Writing to the Westmeath Examiner with his latest update last week, the trio were based in the walled city of Xi`an, home to the famous Terracotta Army. They arrived in Xi`an by diverting from their planned route through further desert.

“We`re still doing the same distance and will still be cycling to beijing but. in a more roundabout route now. We just couldn`t face into another month of desert,” the lads wrote.

As they composed their e-mail, the now infamous earthquake measuring 7.9 in Sichuan province, and at the time of writing, it was not clear how many casualties had resulted from the tremor. On Tuesday of this week, there was at least 35,000 dead.

“We felt continuous shaking for about two or three minutes, the mirror fell off the wall in our room but we haven`t seen anything else. We were all rushed out of the hostel, there are lots of ambulances and fire brigades buzzing around outside but that`s it.

“It is a really weird feeling; it felt like being on a ship in a really rough sea. There is another about to go at 7pm tonight; there are big warnings about it in the hostel.”

“If Central Asia was purgatory, then we`d slipped into hell.
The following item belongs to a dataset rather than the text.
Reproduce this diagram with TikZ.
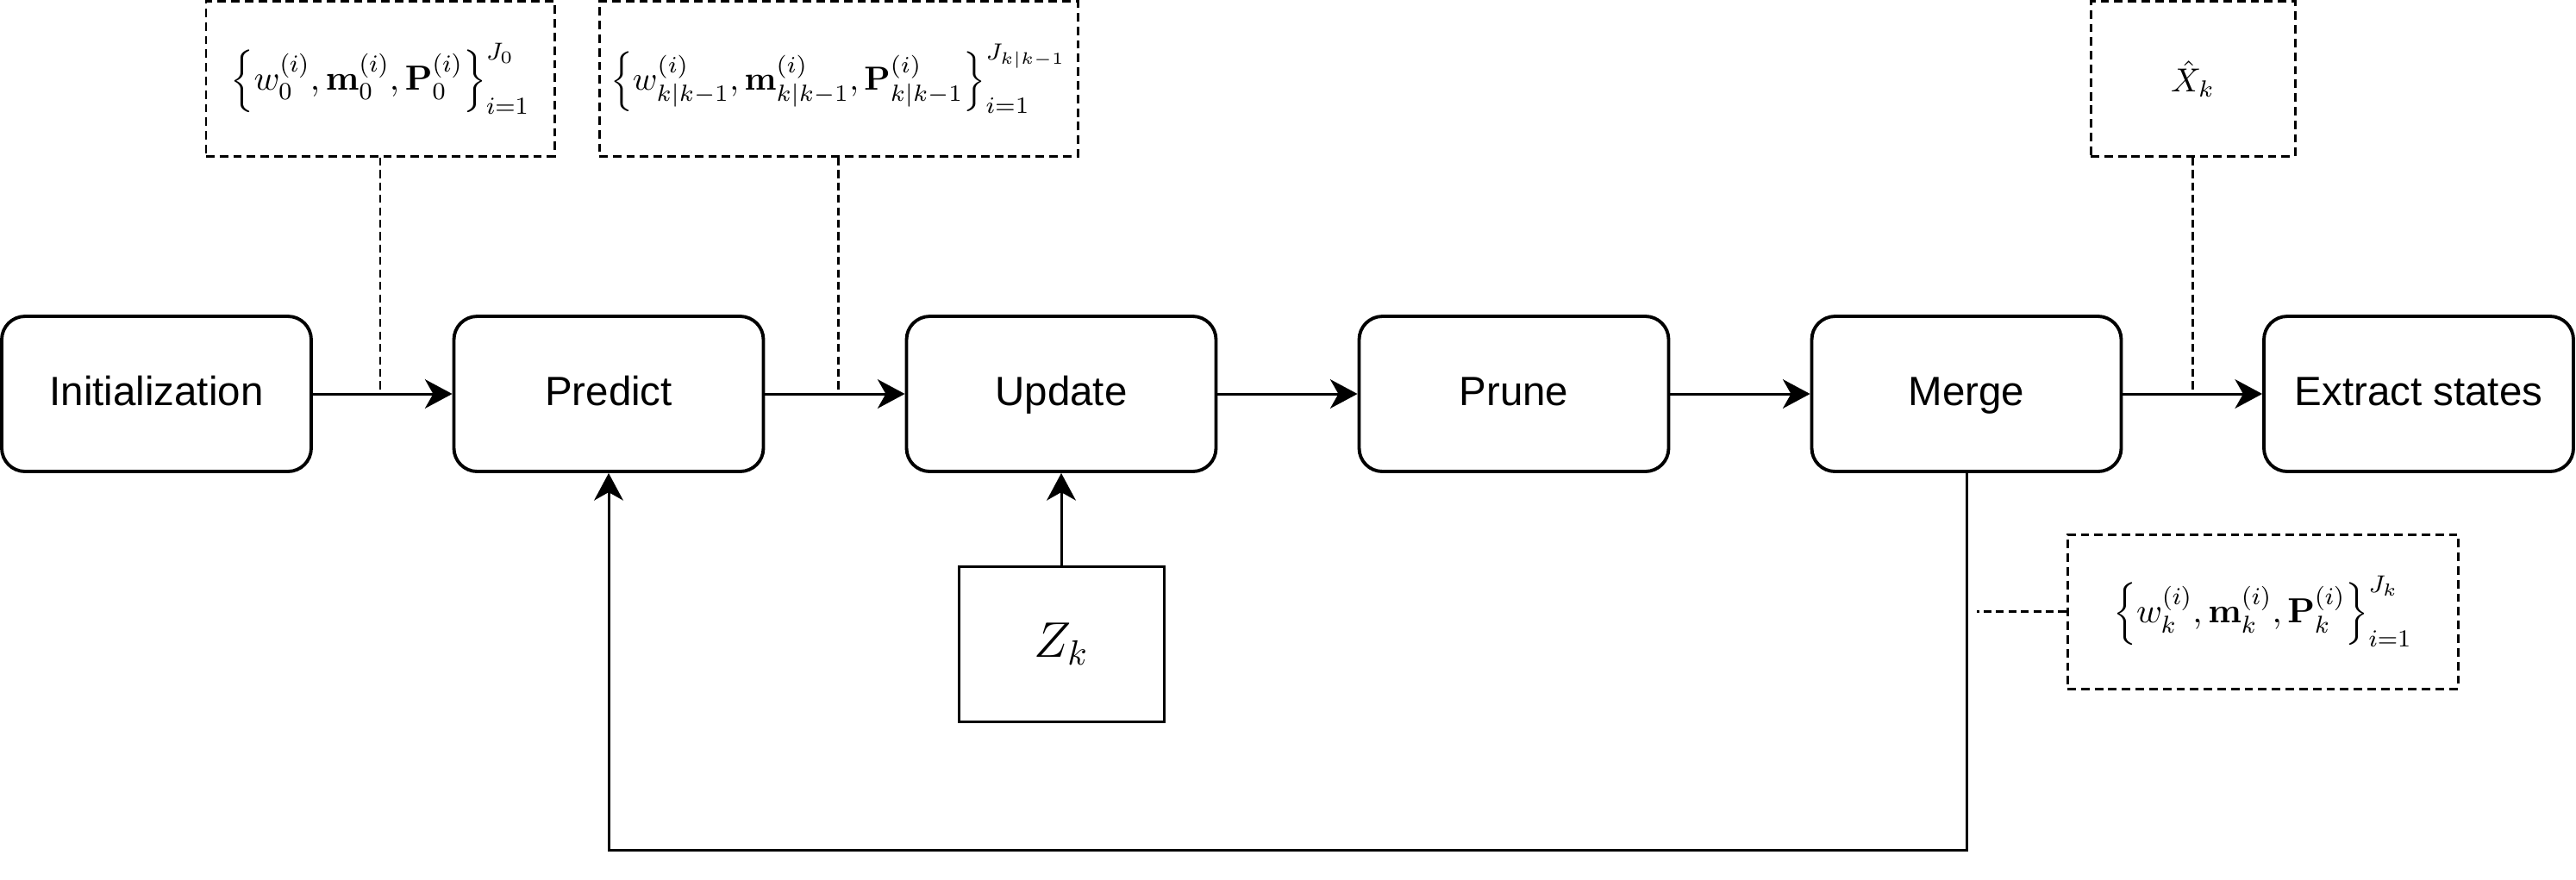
\documentclass[tikz,border=0pt]{standalone}
\usepackage{fix-cm}
\usepackage{amsmath,amssymb,bm}
\usepackage[no-math]{fontspec}
\newfontfamily\helv{Liberation Sans}
\usepackage{xcolor}
\usetikzlibrary{arrows.meta,calc,positioning}
\tikzset{
  stepbox/.style={draw, rounded corners=2.7mm, line width=1.1pt, minimum width=35.9mm, minimum height=18mm, inner sep=0pt, text height=9.7pt, text depth=2pt, font=\helv\fontsize{13.5}{16}\selectfont},
  databox/.style={draw, dash pattern=on 2.8pt off 1.7pt, line width=0.85pt, minimum height=18mm, inner sep=0pt, font=\fontsize{11.5}{13}\selectfont},
  measbox/.style={draw, line width=0.85pt, minimum width=23.8mm, minimum height=18mm, inner sep=0pt, font=\fontsize{16.5}{19}\selectfont},
  flow/.style={-{Stealth[length=9pt, width=9.6pt, inset=2.7pt]}, line width=0.85pt},
  link/.style={dash pattern=on 2.6pt off 1.5pt, line width=0.7pt}
}

\begin{document}
\begin{tikzpicture}[x=0.1mm, y=-0.1mm]
  \useasboundingbox (0,0) rectangle (2988,1020);
  % filter steps
  \node[stepbox] (init) at (181.5,457) {Initialization};
  \node[stepbox] (predict) at (706,457) {Predict};
  \node[stepbox] (update) at (1231,457) {Update};
  \node[stepbox] (prune) at (1756,457) {Prune};
  \node[stepbox] (merge) at (2281,457) {Merge};
  \node[stepbox] (extract) at (2805.5,457) {Extract states};
  % Gaussian mixtures and estimates
  \node[databox, minimum width=40.4mm] (prior) at (441,91.5) {$\left\{ w_0^{(i)}, \mathbf{m}_0^{(i)}, \mathbf{P}_0^{(i)} \right\}_{i=1}^{J_0}$};
  \node[databox, minimum width=55.5mm, font=\fontsize{11}{13}\selectfont] (predmix) at (972.5,91.5) {$\left\{ w_{k|k-1}^{(i)}, \mathbf{m}_{k|k-1}^{(i)}, \mathbf{P}_{k|k-1}^{(i)} \right\}_{i=1}^{J_{k|k-1}}$};
  \node[databox, minimum width=23.7mm, font=\fontsize{11}{13}\selectfont] (xhat) at (2543.5,91.5) {$\hat{X}_k$};
  \node[databox, minimum width=45.3mm, minimum height=17.9mm] (postmix) at (2624.5,709.5) {$\left\{ w_k^{(i)}, \mathbf{m}_k^{(i)}, \mathbf{P}_k^{(i)} \right\}_{i=1}^{J_k}$};
  \node[measbox] (meas) at (1231,747) {$Z_k$};
  % main chain
  \draw[flow] (init) -- (predict);
  \draw[flow] (predict) -- (update);
  \draw[flow] (update) -- (prune);
  \draw[flow] (prune) -- (merge);
  \draw[flow] (merge) -- (extract);
  \draw[flow] (meas.north) -- (meas.north |- update.south);
  \draw[flow] (merge.south) -- (merge.south |- 0,986) -| (predict.south);
  % dashed annotations
  \draw[link] (prior.south) -- (prior.south |- init.east);
  \draw[link] (predmix.south) -- (predmix.south |- predict.east);
  \draw[link] (xhat.south) -- ([yshift=0.4mm]xhat.south |- merge.east);
  \coordinate (tap) at ([xshift=1.2mm]merge.south |- postmix.west);
  \draw[link] (postmix.west) -- (tap);
\end{tikzpicture}
\end{document}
Every day we would get on the bikes at 8.30am and cycle through till 9 pm and see nothing, not a tree, field, animal, house nor home. We would trudge on through barren emptiness for 12 hours and maybe find one or two places with enough buildings.
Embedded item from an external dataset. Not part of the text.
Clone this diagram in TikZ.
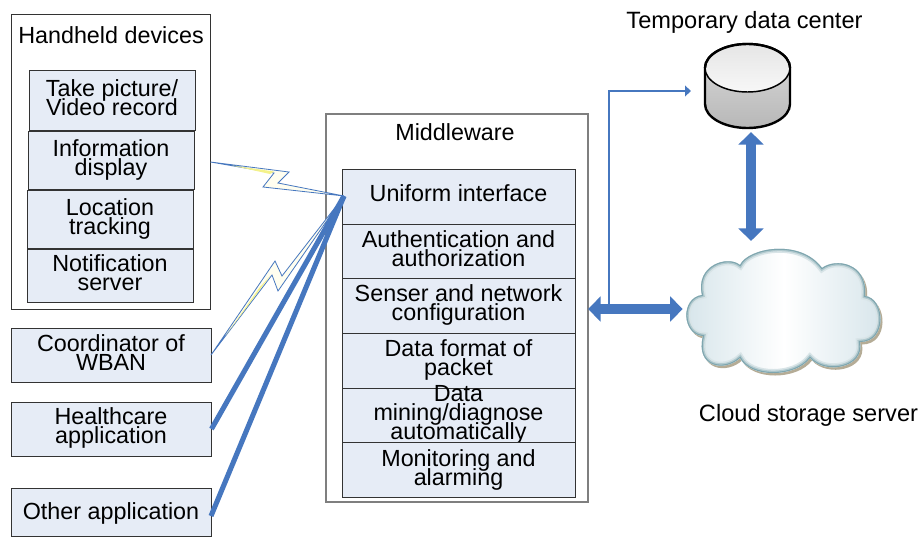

“We`d get a lunch of stir fried donkey and noodles, set up camp in the middle of nowhere that evening with only trucks roaring by for company, before climbing into the sleeping bag knowing that the next day was going to be the exact same. Wake, suffer, pause, suffer, pause, press repeat.”

Eventually it became evident to Mark and his friends that this wasn`t what they had set out from Dublin to do - reach Beijing as physical and emotional wrecks after careering through some of the toughest terrain and weather conditions known to man.

“There`s no sense of achievement of getting over a mountain, no scenery to distract you, no interaction with local people. There is none. At this stage our whole view of the trip was being skewed. It looked like we`d get to Beijing and the feeling of achievement and pride in ourselves was going to be replaced by a horrible sense of relief.”

Breaking point for the lads came after they ran into fierce, gale force winds and horrific weather conditions, forcing them to do something they have not done from Dublin, through Europe, Turkey, the Middle East and most of central Asia: hitch-hike.

“It was then we decided that we had had enough,” the trio reported. “Why were we killing ourselves cycling through a province most people haven`t heard of, through a desert most people don`t know about, along a road most people don`t take? “So we decided to change the route. We would get the train to Xi`an, cutting out Gansu province, and making up the distance by cycling down to Shanghai, and then up the coast to Beijing via Qingdao.

“Perhaps we could have soldiered on if this was at an earlier stage in the cycle, or if we hadn`t just cycled through the Taklamakan after Central Asia. but to face into another month of barrenness when we`d been through that for so long was too much.

“We always managed to get through the  tough stages; the biting cold in minus 20 degrees` winter in the Caucasus cycling on 3 inches of ice; the Karakorum desert and the political minefield that is Iran and Turkmenistan, the food in Uzbekistan, the 3,600 metre Irkeshtam pass on unsurfaced roads, the Taklamakan desert, the constant isolation of being a foreigner; we knew what tough is, but this was something else.”

And so, with just three months to go to the Olympics, Mark and his fellow travellers are taking the calmer route to the centre of China`s former imperial majesty, but look set to achieve their goal of reaching Beijing nonetheless.